Some Markdown implementations have adopted a convention of interpreting content inside tags as text if the open tag has the attribute markdown=1. The rule given above seems a simpler and more elegant way of achieving the same expressive power, which is also much simpler to parse.
The main potential drawback is that one can no longer paste HTML blocks into Markdown documents with 100% reliability. However, in most cases this will work fine, because the blank lines in HTML are usually followed by HTML block tags.

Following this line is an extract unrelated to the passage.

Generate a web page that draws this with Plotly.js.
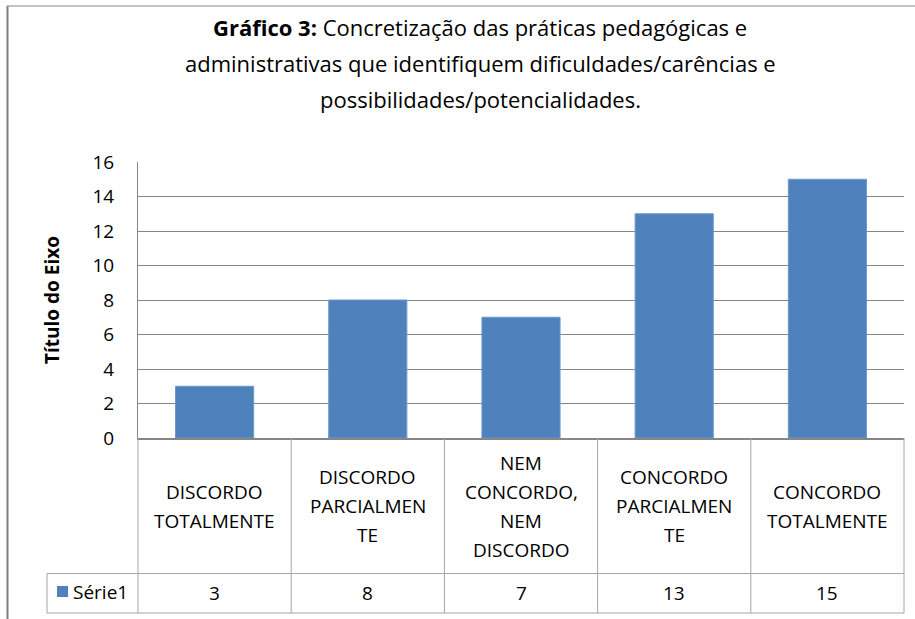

For example:

Example 159

Markdown HTML Demo
<table>

<tr>

<td>
Hi
</td>

</tr>

</table>

<table>
<tr>
<td>
Hi
</td>
</tr>
</table>

There are problems, however, if the inner tags are indented and separated by spaces, as then they will be interpreted as an indented code block:

Example 160

Markdown HTML Demo
<table>

  <tr>

    <td>
      Hi
    </td>

  </tr>

</table>

<table>
  <tr>
<pre><code>&lt;td&gt;
  Hi
&lt;/td&gt;
</code></pre>
  </tr>
</table>

Fortunately, blank lines are usually not necessary and can be deleted. The exception is inside <pre> tags, but as described above (opens new window) HTML blocks, raw HTML blocks starting with <pre> can contain blank lines.